Gov. Mark Sanford’s revelation of an affair with an Argentinian woman certainly doesn’t mark the first time a Palmetto State elected official has found himself in political hot water.
As WIS-TV reports, there have been others over the past couple hundred years whose situations rivaled and even surpassed Sanford’s in terms of notoriety.
Gov. James Henry Hammond, a high-society husband, father and businessman elected in 1842, saw his term mired in controversy as his brother-in-law, Wade Hampton II, accused him of inappropriate activities with the Hampton daughters and his slaves. Gov. Hammond would late separate from his wife but go on to serve in the US Senate.
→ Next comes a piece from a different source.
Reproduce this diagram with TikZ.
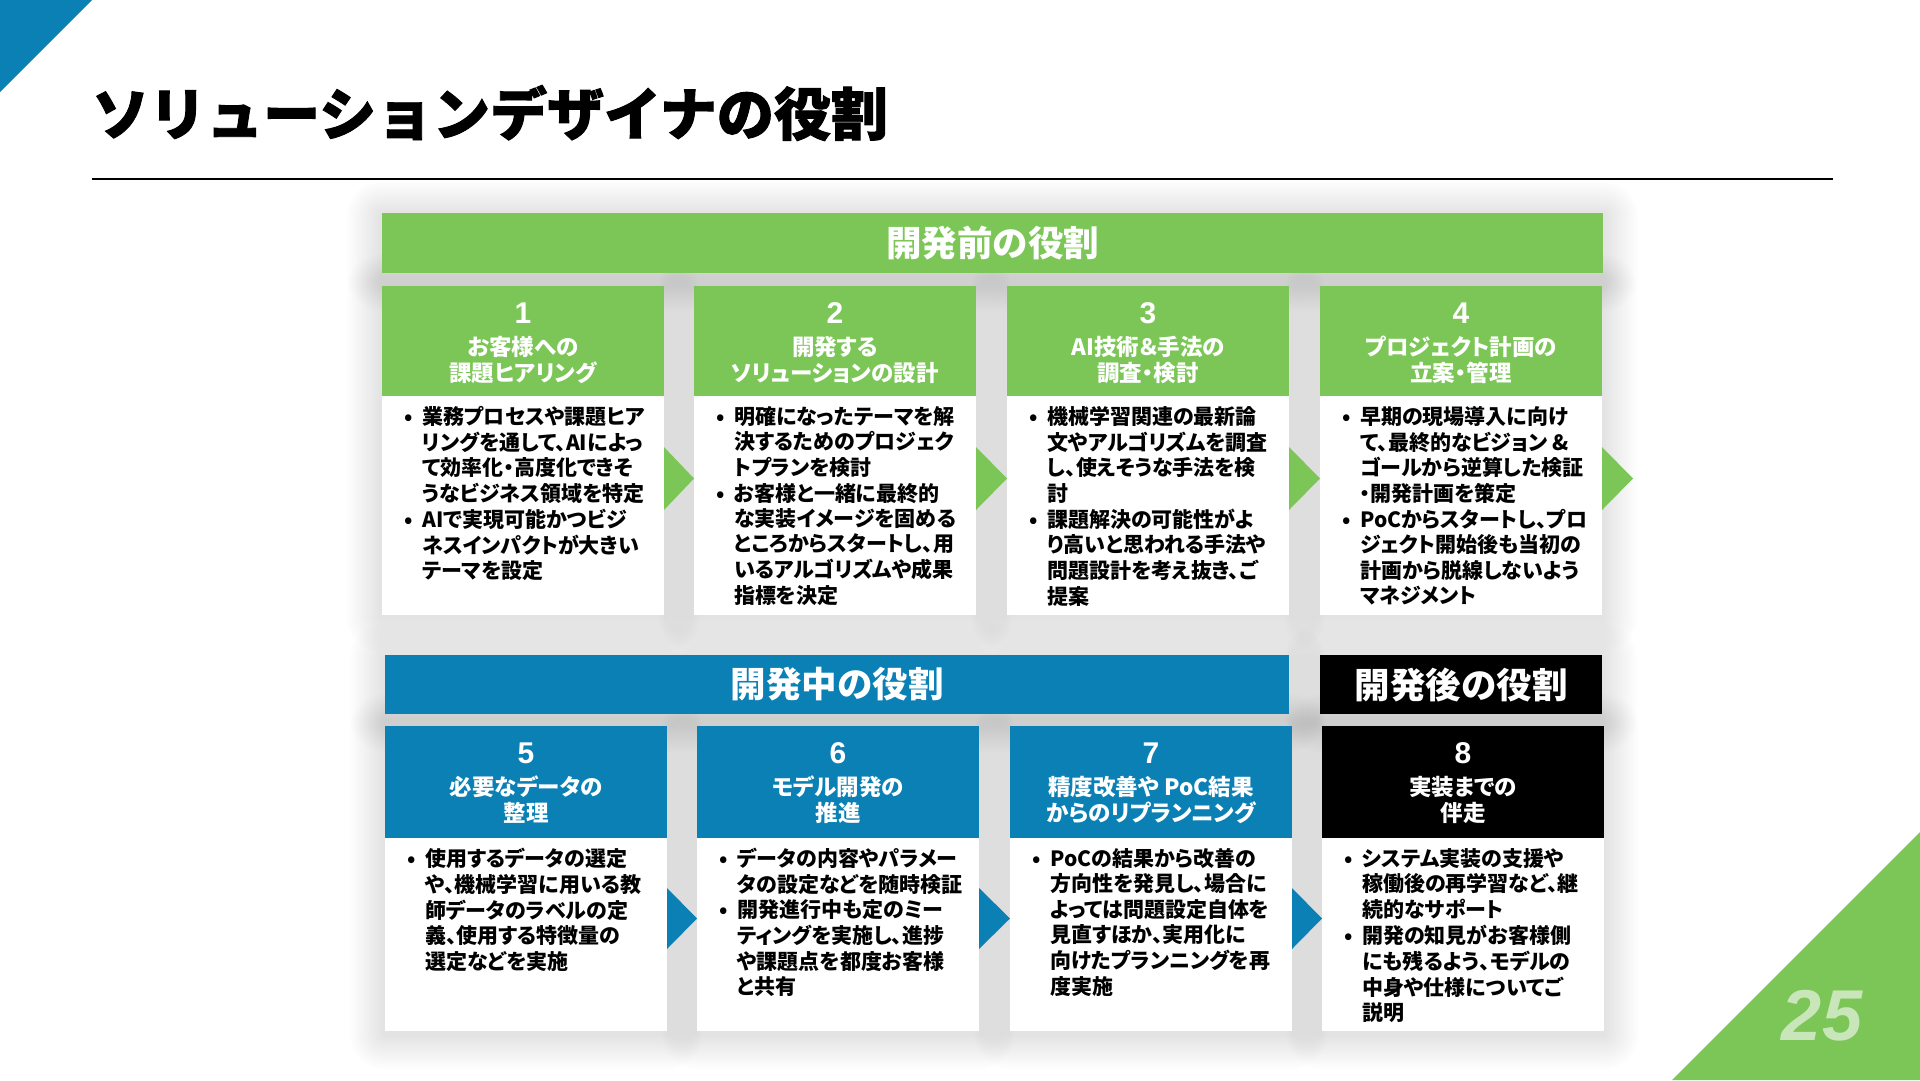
\documentclass[tikz,border=0pt]{standalone}
\usepackage{fontspec}
\setmainfont{Noto Sans CJK JP}
\newfontfamily\jpp{Noto Sans CJK JP}[RawFeature=+palt]
\newfontfamily\titlef{Noto Sans CJK JP}[FakeBold=1.6]
\newfontfamily\numf{Liberation Sans}
\usetikzlibrary{calc}
\definecolor{grn}{RGB}{123,198,86}
\definecolor{blu}{RGB}{11,128,181}
\definecolor{pgn}{RGB}{200,230,185}
\tikzset{
  bx/.style={draw=none, rectangle, inner sep=0pt, outer sep=0pt},
  numtxt/.style={text=white, inner sep=0pt, font=\numf\bfseries\fontsize{30}{32}\selectfont},
  hdtxt/.style={text=white, align=center, inner sep=0pt, font=\jpp\bfseries\fontsize{22.5}{26}\selectfont},
  bodytxt/.style={anchor=north west, inner sep=0pt, font=\jpp\bfseries\fontsize{21}{25}\selectfont},
  bartxt/.style={text=white, inner sep=0pt, font=\bfseries\fontsize{35.5}{40}\selectfont},
  shdlayer/.style={fill=black, opacity=0.009},
}
% soft shadow: #1 left x, #2 top y, #3 width, #4 height
\newcommand\softshadow[4]{%
  \foreach \i in {1,...,14}{
    \pgfmathsetmacro\rr{\i*2.5}
    \fill[shdlayer, rounded corners=\rr pt] ($(#1,#2)+(-\rr,-\rr+3)$) rectangle ($(#1,#2)+(#3+\rr,#4+\rr+3)$);
  }
}
\newenvironment{blist}{\begin{tabular}{@{}p{18pt}@{}l@{}}}{\end{tabular}}
% #1 name, #2 left x, #3 top y, #4 header h, #5 body h, #6 colour, #7 number, #8 header text, #9 body
\newcommand\rolebox[9]{%
  \node[bx, fill=#6, minimum width=282pt, minimum height=#4pt, anchor=north west] (#1h) at (#2,#3) {};
  \node[bx, fill=white, minimum width=282pt, minimum height=#5pt, anchor=north west] (#1b) at (#1h.south west) {};
  \node[numtxt] (#1n) at ($(#1h.north)+(0,27)$) {#7};
  \node[hdtxt] (#1t) at ($(#1h.north)+(0,74)$) {#8};
  \node[bodytxt] (#1x) at ($(#1b.north west)+(22,10)$) {#9};
}
\begin{document}
\begin{tikzpicture}[x=1pt,y=-1pt]
\useasboundingbox (0,0) rectangle (1920,1080);
\fill[white] (0,0) rectangle (1920,1080);
% shadows (drawn first)
\softshadow{382}{213}{1221}{60}
\softshadow{385}{655}{904}{59}
\softshadow{1320}{655}{282}{59}
\foreach \x in {382,694,1007,1320}{\softshadow{\x}{286}{282}{329}}
\foreach \x in {385,697,1010,1322}{\softshadow{\x}{726}{282}{305}}
% corner decorations
\fill[blu] (0,0) -- (92,0) -- (0,92) -- cycle;
\fill[grn] (1920,832) -- (1920,1080) -- (1672,1080) -- cycle;
\node[font=\numf\bfseries\itshape\fontsize{72}{72}\selectfont, text=pgn, inner sep=0pt] (pg) at (1822,1016) {25};
% title
\node[anchor=west, inner sep=0pt, font=\titlef\bfseries\fontsize{57}{60}\selectfont] (title) at (92,113) {ソリューションデザイナの役割};
\draw[line width=1.5pt] (92,179) -- (1833,179);
% phase bars
\node[bx, fill=grn, minimum width=1221pt, minimum height=60pt, anchor=north west] (bar1) at (382,213) {};
\node[bartxt] (bar1t) at (bar1) {開発前の役割};
\node[bx, fill=blu, minimum width=904pt, minimum height=59pt, anchor=north west] (bar2) at (385,655) {};
\node[bartxt] (bar2t) at (bar2) {開発中の役割};
\node[bx, fill=black, minimum width=282pt, minimum height=59pt, anchor=north west] (bar3) at (1320,655) {};
\node[bartxt] (bar3t) at (bar3) {開発後の役割};
% row 1
\rolebox{r1}{382}{286}{110}{219}{grn}{1}{お客様への\\課題ヒアリング}{\begin{blist}
• & 業務プロセスや課題ヒア\\
  & リングを通して、AIによっ\\
  & て効率化・高度化できそ\\
  & うなビジネス領域を特定\\
• & AIで実現可能かつビジ\\
  & ネスインパクトが大きい\\
  & テーマを設定
\end{blist}}
\rolebox{r2}{694}{286}{110}{219}{grn}{2}{開発する\\ソリューションの設計}{\begin{blist}
• & 明確になったテーマを解\\
  & 決するためのプロジェク\\
  & トプランを検討\\
• & お客様と一緒に最終的\\
  & な実装イメージを固める\\
  & ところからスタートし、用\\
  & いるアルゴリズムや成果\\
  & 指標を決定
\end{blist}}
\rolebox{r3}{1007}{286}{110}{219}{grn}{3}{AI技術＆手法の\\調査・検討}{\begin{blist}
• & 機械学習関連の最新論\\
  & 文やアルゴリズムを調査\\
  & し、使えそうな手法を検\\
  & 討\\
• & 課題解決の可能性がよ\\
  & り高いと思われる手法や\\
  & 問題設計を考え抜き、ご\\
  & 提案
\end{blist}}
\rolebox{r4}{1320}{286}{110}{219}{grn}{4}{プロジェクト計画の\\立案・管理}{\begin{blist}
• & 早期の現場導入に向け\\
  & て、最終的なビジョン \&\\
  & ゴールから逆算した検証\\
  & ・開発計画を策定\\
• & PoCからスタートし、プロ\\
  & ジェクト開始後も当初の\\
  & 計画から脱線しないよう\\
  & マネジメント
\end{blist}}
% row 2
\rolebox{r5}{385}{726}{112}{193}{blu}{5}{必要なデータの\\整理}{\begin{blist}
• & 使用するデータの選定\\
  & や、機械学習に用いる教\\
  & 師データのラベルの定\\
  & 義、使用する特徴量の\\
  & 選定などを実施
\end{blist}}
\rolebox{r6}{697}{726}{112}{193}{blu}{6}{モデル開発の\\推進}{\begin{blist}
• & データの内容やパラメー\\
  & タの設定などを随時検証\\
• & 開発進行中も定のミー\\
  & ティングを実施し、進捗\\
  & や課題点を都度お客様\\
  & と共有
\end{blist}}
\rolebox{r7}{1010}{726}{112}{193}{blu}{7}{精度改善や PoC結果\\からのリプランニング}{\begin{blist}
• & PoCの結果から改善の\\
  & 方向性を発見し、場合に\\
  & よっては問題設定自体を\\
  & 見直すほか、実用化に\\
  & 向けたプランニングを再\\
  & 度実施
\end{blist}}
\rolebox{r8}{1322}{726}{112}{193}{black}{8}{実装までの\\伴走}{\begin{blist}
• & システム実装の支援や\\
  & 稼働後の再学習など、継\\
  & 続的なサポート\\
• & 開発の知見がお客様側\\
  & にも残るよう、モデルの\\
  & 中身や仕様についてご\\
  & 説明
\end{blist}}
% chevrons row 1
\foreach \a/\b in {r1h/r2h, r2h/r3h, r3h/r4h}{
  \fill[grn] (\a.east |- 0,447) -- ($(\b.west |- 0,478.5)$) -- (\a.east |- 0,510) -- cycle;
}
\fill[grn] (r4h.east |- 0,447) -- ($(r4h.east |- 0,478.5)+(31,0)$) -- (r4h.east |- 0,510) -- cycle;
% chevrons row 2
\foreach \a/\b in {r5h/r6h, r6h/r7h, r7h/r8h}{
  \fill[blu] (\a.east |- 0,888) -- ($(\b.west |- 0,918.5)$) -- (\a.east |- 0,949) -- cycle;
}
\end{tikzpicture}
\end{document}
In 1856 SC Sen. Preston Smith Brooks of South Carolina attacked Massachusetts Sen. Charles Sumner with a walking cane in the US Senate chambers. Beaten to the floor, the senator survived but Brooks was dead less than a year later of the croup.
In 1903 State newspaper editor NG Gonzales was gunned down by Lt. Gov. James Hammond Tillman in downtown Columbia. Lt. Gov. Tillman was later acquitted by a Lexington County jury.
In 1998 Gov. David Beasley held a press conference to try and quash rumors of an affair with a staffer, the wife a prominent South Carolina attorney.
And, of course, Strom Thurmond had his progeny issues, though they weren’t publicly disclosed until after his death in 2003.